• **Task requirements**
Every entry below must be repeated exactly; skip the pictures.

__________

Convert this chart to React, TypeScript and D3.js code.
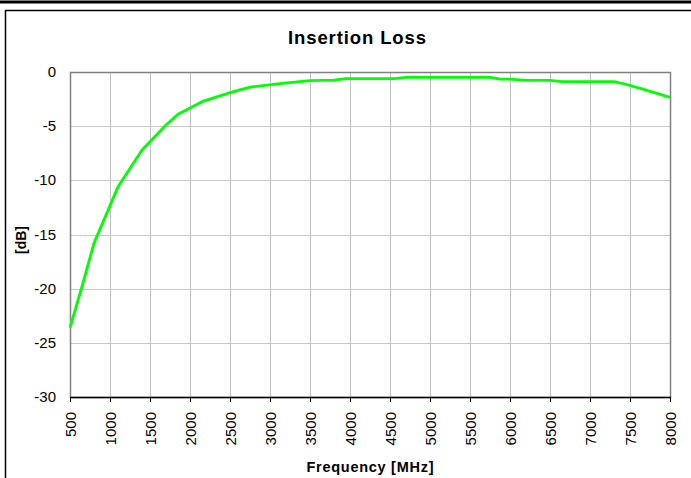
import React from "react";
import * as d3 from "d3";

const freqs = [500, 650, 800, 1100, 1400, 1700, 1850, 2150, 2500, 2750, 3150, 3500, 3800, 3950, 4550, 4700, 5750, 5880, 6000, 6200, 6500, 6650, 7300, 7400, 7650, 8000];
const lossDb = [-23.6, -19.8, -15.8, -10.6, -7.2, -4.9, -3.9, -2.74, -1.9, -1.4, -1.05, -0.8, -0.75, -0.62, -0.62, -0.49, -0.49, -0.66, -0.66, -0.77, -0.77, -0.89, -0.89, -1.04, -1.55, -2.35];
const xTicks = [500, 1000, 1500, 2000, 2500, 3000, 3500, 4000, 4500, 5000, 5500, 6000, 6500, 7000, 7500, 8000];
const yTicks = [0, -5, -10, -15, -20, -25, -30];

const W = 691, H = 478;
const L = 70, R = 670, T = 72, B = 397;

export default function App() {
  const x = d3.scaleLinear().domain([500, 8000]).range([L, R]);
  const y = d3.scaleLinear().domain([-30, 0]).range([B, T]);
  const pts = freqs.map((f, i) => [f, lossDb[i]] as [number, number]);
  const line = d3.line<[number, number]>().x(d => x(d[0])).y(d => y(d[1]));
  const font = "Arial, 'Liberation Sans', sans-serif";
  return (
    <svg width={W} height={H} style={{ position: "absolute", left: 0, top: 0, background: "#fff" }} fontFamily={font}>
      <rect x={0} y={0} width={W} height={H} fill="#fff" />
      <line x1={0} x2={W} y1={2} y2={2} stroke="#000" strokeWidth={3} />
      <line x1={5.5} x2={5.5} y1={10} y2={H} stroke="#000" strokeWidth={1.5} />
      <line x1={5} x2={W} y1={10.5} y2={10.5} stroke="#000" strokeWidth={1.5} />
      <text x={357} y={43.5} textAnchor="middle" fontSize={18.5} fontWeight="bold" textLength={138} lengthAdjust="spacing">Insertion Loss</text>
      {xTicks.map(t => (
        <line key={"gx" + t} x1={x(t) + 0.5} x2={x(t) + 0.5} y1={T} y2={B} stroke="#c0c0c0" strokeWidth={1} />
      ))}
      {yTicks.map(t => (
        <line key={"gy" + t} x1={L} x2={R} y1={Math.round(y(t)) + 0.5} y2={Math.round(y(t)) + 0.5} stroke="#c8c8c8" strokeWidth={1} />
      ))}
      <rect x={L + 0.5} y={T + 0.5} width={R - L} height={B - T} fill="none" stroke="#808080" strokeWidth={1.5} />
      <line x1={L} x2={R + 1} y1={B + 0.5} y2={B + 0.5} stroke="#000" strokeWidth={1.5} />
      {xTicks.map(t => (
        <line key={"tx" + t} x1={x(t) + 0.5} x2={x(t) + 0.5} y1={B} y2={B + 5} stroke="#000" strokeWidth={1} />
      ))}
      <path d={line(pts) || ""} fill="none" stroke="#00ff00" strokeWidth={2.8} strokeLinejoin="round" />
      {yTicks.map(t => (
        <text key={"ly" + t} x={56} y={y(t) + 5} textAnchor="end" fontSize={15}>{t}</text>
      ))}
      {xTicks.map(t => (
        <text key={"lx" + t} transform={`translate(${x(t) + 5.5},${412}) rotate(-90)`} textAnchor="end" fontSize={15}>{t}</text>
      ))}
      <text x={370} y={471.5} textAnchor="middle" fontSize={14.5} fontWeight="bold" textLength={127} lengthAdjust="spacing">Frequency [MHz]</text>
      <text transform={`translate(${26},${240}) rotate(-90)`} textAnchor="middle" fontSize={14} fontWeight="bold">[dB]</text>
    </svg>
  );
}
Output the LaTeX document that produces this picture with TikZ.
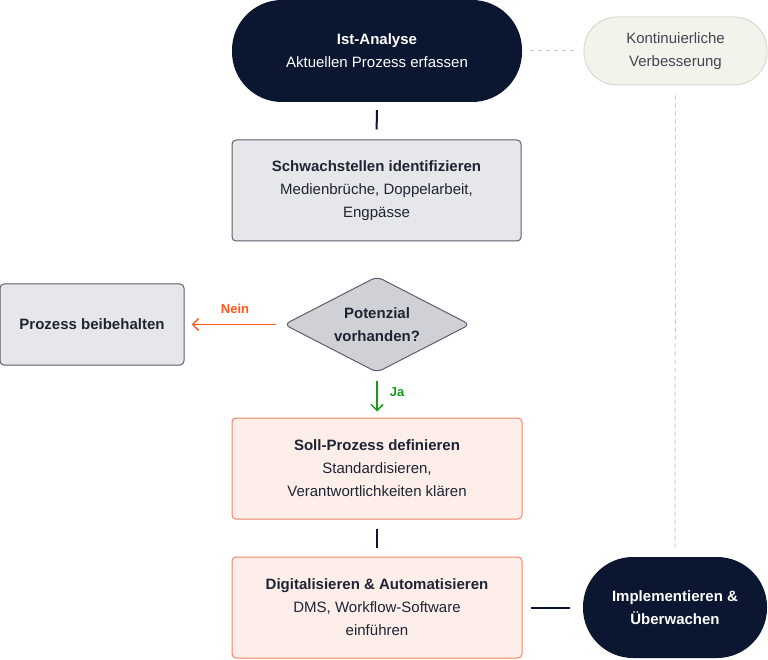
\documentclass[tikz,border=0pt]{standalone}
\usepackage{fontspec}
\setmainfont{Liberation Sans}
\usetikzlibrary{shapes.geometric,arrows.meta}
\definecolor{navy}{HTML}{0B1730}
\definecolor{grayfill}{HTML}{E6E7EA}
\definecolor{decfill}{HTML}{CFD1D7}
\definecolor{grayline}{HTML}{5A5F6B}
\definecolor{rosefill}{HTML}{FDEEEA}
\definecolor{roseline}{HTML}{F0856A}
\definecolor{creamfill}{HTML}{F4F3EB}
\definecolor{creamline}{HTML}{DADAD2}
\definecolor{nein}{HTML}{FF5A1F}
\definecolor{ja}{HTML}{1A9A1A}
\definecolor{dashgray}{HTML}{CCCCCC}
\definecolor{txt}{HTML}{1E2433}
\begin{document}
\begin{tikzpicture}[x=1pt,y=-1pt,
  every node/.style={font=\fontsize{15}{23}\selectfont, align=center, inner sep=0pt},
  dark/.style={fill=navy, text=white, rounded corners=50pt, minimum width=290pt, minimum height=102pt},
  grayb/.style={fill=grayfill, draw=grayline, line width=1pt, rounded corners=4pt, text=txt},
  roseb/.style={fill=rosefill, draw=roseline, line width=1pt, rounded corners=4pt, text=txt, minimum width=290pt, minimum height=101pt},
  conn/.style={navy, line width=2pt},
  dsh/.style={dashgray, line width=1pt, dash pattern=on 4pt off 4pt}]
\useasboundingbox (0,0) rectangle (768,660);
\node[dark] (ist) at (377,51) {\textbf{Ist-Analyse}\\Aktuellen Prozess erfassen};
\node[fill=creamfill, draw=creamline, line width=1pt, rounded corners=33pt, minimum width=183pt, minimum height=68pt, text=txt!85] (kont) at (675.5,51) {Kontinuierliche\\Verbesserung};
\node[grayb, minimum width=289pt, minimum height=101pt] (sw) at (376.5,190.5) {\textbf{Schwachstellen identifizieren}\\Medienbrüche, Doppelarbeit,\\Engpässe};
\node[diamond, aspect=1.94, fill=decfill, draw=grayline, line width=1pt, rounded corners=6pt, minimum width=186pt, minimum height=96pt, text=txt] (dec) at (377,324.5) {\textbf{Potenzial}\\\textbf{vorhanden?}};
\node[grayb, minimum width=184pt, minimum height=81pt] (keep) at (92,324.5) {\textbf{Prozess beibehalten}};
\node[roseb] (soll) at (377,468.5) {\textbf{Soll-Prozess definieren}\\Standardisieren,\\Verantwortlichkeiten klären};
\node[roseb] (dig) at (377,607.5) {\textbf{Digitalisieren \& Automatisieren}\\DMS, Workflow-Software\\einführen};
\node[dark, minimum width=184pt, minimum height=101pt] (impl) at (675,607.5) {\textbf{Implementieren \&}\\\textbf{Überwachen}};
\draw[conn, shorten <=8pt, shorten >=10pt] (ist) -- (sw);
\draw[conn, shorten <=9pt, shorten >=9pt] (soll) -- (dig);
\draw[conn, shorten <=8pt, shorten >=13pt] (dig) -- (impl);
\draw[nein, line width=1.5pt, shorten <=7pt, shorten >=7pt, -{Straight Barb[length=6pt,width=12pt]}] (dec) -- (keep);
\node[font=\fontsize{13}{15}\selectfont\bfseries, text=nein] at (235,309) {Nein};
\draw[ja, line width=1.5pt, shorten <=8pt, shorten >=6pt, -{Straight Barb[length=6pt,width=12pt]}] (dec) -- (soll);
\node[font=\fontsize{13}{15}\selectfont\bfseries, text=ja] at (397,392) {Ja};
\draw[dsh, shorten <=8pt, shorten >=9pt] (ist) -- (kont);
\draw[dsh, shorten <=10pt, shorten >=7pt] (kont) -- (impl);
\end{tikzpicture}
\end{document}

__________

• **Finished answer**
Convert this chart to React, TypeScript and D3.js code.
import React from "react";
import * as d3 from "d3";

const freqs = [500, 650, 800, 1100, 1400, 1700, 1850, 2150, 2500, 2750, 3150, 3500, 3800, 3950, 4550, 4700, 5750, 5880, 6000, 6200, 6500, 6650, 7300, 7400, 7650, 8000];
const lossDb = [-23.6, -19.8, -15.8, -10.6, -7.2, -4.9, -3.9, -2.74, -1.9, -1.4, -1.05, -0.8, -0.75, -0.62, -0.62, -0.49, -0.49, -0.66, -0.66, -0.77, -0.77, -0.89, -0.89, -1.04, -1.55, -2.35];
const xTicks = [500, 1000, 1500, 2000, 2500, 3000, 3500, 4000, 4500, 5000, 5500, 6000, 6500, 7000, 7500, 8000];
const yTicks = [0, -5, -10, -15, -20, -25, -30];

const W = 691, H = 478;
const L = 70, R = 670, T = 72, B = 397;

export default function App() {
  const x = d3.scaleLinear().domain([500, 8000]).range([L, R]);
  const y = d3.scaleLinear().domain([-30, 0]).range([B, T]);
  const pts = freqs.map((f, i) => [f, lossDb[i]] as [number, number]);
  const line = d3.line<[number, number]>().x(d => x(d[0])).y(d => y(d[1]));
  const font = "Arial, 'Liberation Sans', sans-serif";
  return (
    <svg width={W} height={H} style={{ position: "absolute", left: 0, top: 0, background: "#fff" }} fontFamily={font}>
      <rect x={0} y={0} width={W} height={H} fill="#fff" />
      <line x1={0} x2={W} y1={2} y2={2} stroke="#000" strokeWidth={3} />
      <line x1={5.5} x2={5.5} y1={10} y2={H} stroke="#000" strokeWidth={1.5} />
      <line x1={5} x2={W} y1={10.5} y2={10.5} stroke="#000" strokeWidth={1.5} />
      <text x={357} y={43.5} textAnchor="middle" fontSize={18.5} fontWeight="bold" textLength={138} lengthAdjust="spacing">Insertion Loss</text>
      {xTicks.map(t => (
        <line key={"gx" + t} x1={x(t) + 0.5} x2={x(t) + 0.5} y1={T} y2={B} stroke="#c0c0c0" strokeWidth={1} />
      ))}
      {yTicks.map(t => (
        <line key={"gy" + t} x1={L} x2={R} y1={Math.round(y(t)) + 0.5} y2={Math.round(y(t)) + 0.5} stroke="#c8c8c8" strokeWidth={1} />
      ))}
      <rect x={L + 0.5} y={T + 0.5} width={R - L} height={B - T} fill="none" stroke="#808080" strokeWidth={1.5} />
      <line x1={L} x2={R + 1} y1={B + 0.5} y2={B + 0.5} stroke="#000" strokeWidth={1.5} />
      {xTicks.map(t => (
        <line key={"tx" + t} x1={x(t) + 0.5} x2={x(t) + 0.5} y1={B} y2={B + 5} stroke="#000" strokeWidth={1} />
      ))}
      <path d={line(pts) || ""} fill="none" stroke="#00ff00" strokeWidth={2.8} strokeLinejoin="round" />
      {yTicks.map(t => (
        <text key={"ly" + t} x={56} y={y(t) + 5} textAnchor="end" fontSize={15}>{t}</text>
      ))}
      {xTicks.map(t => (
        <text key={"lx" + t} transform={`translate(${x(t) + 5.5},${412}) rotate(-90)`} textAnchor="end" fontSize={15}>{t}</text>
      ))}
      <text x={370} y={471.5} textAnchor="middle" fontSize={14.5} fontWeight="bold" textLength={127} lengthAdjust="spacing">Frequency [MHz]</text>
      <text transform={`translate(${26},${240}) rotate(-90)`} textAnchor="middle" fontSize={14} fontWeight="bold">[dB]</text>
    </svg>
  );
}
Output the LaTeX document that produces this picture with TikZ.
\documentclass[tikz,border=0pt]{standalone}
\usepackage{fontspec}
\setmainfont{Liberation Sans}
\usetikzlibrary{shapes.geometric,arrows.meta}
\definecolor{navy}{HTML}{0B1730}
\definecolor{grayfill}{HTML}{E6E7EA}
\definecolor{decfill}{HTML}{CFD1D7}
\definecolor{grayline}{HTML}{5A5F6B}
\definecolor{rosefill}{HTML}{FDEEEA}
\definecolor{roseline}{HTML}{F0856A}
\definecolor{creamfill}{HTML}{F4F3EB}
\definecolor{creamline}{HTML}{DADAD2}
\definecolor{nein}{HTML}{FF5A1F}
\definecolor{ja}{HTML}{1A9A1A}
\definecolor{dashgray}{HTML}{CCCCCC}
\definecolor{txt}{HTML}{1E2433}
\begin{document}
\begin{tikzpicture}[x=1pt,y=-1pt,
  every node/.style={font=\fontsize{15}{23}\selectfont, align=center, inner sep=0pt},
  dark/.style={fill=navy, text=white, rounded corners=50pt, minimum width=290pt, minimum height=102pt},
  grayb/.style={fill=grayfill, draw=grayline, line width=1pt, rounded corners=4pt, text=txt},
  roseb/.style={fill=rosefill, draw=roseline, line width=1pt, rounded corners=4pt, text=txt, minimum width=290pt, minimum height=101pt},
  conn/.style={navy, line width=2pt},
  dsh/.style={dashgray, line width=1pt, dash pattern=on 4pt off 4pt}]
\useasboundingbox (0,0) rectangle (768,660);
\node[dark] (ist) at (377,51) {\textbf{Ist-Analyse}\\Aktuellen Prozess erfassen};
\node[fill=creamfill, draw=creamline, line width=1pt, rounded corners=33pt, minimum width=183pt, minimum height=68pt, text=txt!85] (kont) at (675.5,51) {Kontinuierliche\\Verbesserung};
\node[grayb, minimum width=289pt, minimum height=101pt] (sw) at (376.5,190.5) {\textbf{Schwachstellen identifizieren}\\Medienbrüche, Doppelarbeit,\\Engpässe};
\node[diamond, aspect=1.94, fill=decfill, draw=grayline, line width=1pt, rounded corners=6pt, minimum width=186pt, minimum height=96pt, text=txt] (dec) at (377,324.5) {\textbf{Potenzial}\\\textbf{vorhanden?}};
\node[grayb, minimum width=184pt, minimum height=81pt] (keep) at (92,324.5) {\textbf{Prozess beibehalten}};
\node[roseb] (soll) at (377,468.5) {\textbf{Soll-Prozess definieren}\\Standardisieren,\\Verantwortlichkeiten klären};
\node[roseb] (dig) at (377,607.5) {\textbf{Digitalisieren \& Automatisieren}\\DMS, Workflow-Software\\einführen};
\node[dark, minimum width=184pt, minimum height=101pt] (impl) at (675,607.5) {\textbf{Implementieren \&}\\\textbf{Überwachen}};
\draw[conn, shorten <=8pt, shorten >=10pt] (ist) -- (sw);
\draw[conn, shorten <=9pt, shorten >=9pt] (soll) -- (dig);
\draw[conn, shorten <=8pt, shorten >=13pt] (dig) -- (impl);
\draw[nein, line width=1.5pt, shorten <=7pt, shorten >=7pt, -{Straight Barb[length=6pt,width=12pt]}] (dec) -- (keep);
\node[font=\fontsize{13}{15}\selectfont\bfseries, text=nein] at (235,309) {Nein};
\draw[ja, line width=1.5pt, shorten <=8pt, shorten >=6pt, -{Straight Barb[length=6pt,width=12pt]}] (dec) -- (soll);
\node[font=\fontsize{13}{15}\selectfont\bfseries, text=ja] at (397,392) {Ja};
\draw[dsh, shorten <=8pt, shorten >=9pt] (ist) -- (kont);
\draw[dsh, shorten <=10pt, shorten >=7pt] (kont) -- (impl);
\end{tikzpicture}
\end{document}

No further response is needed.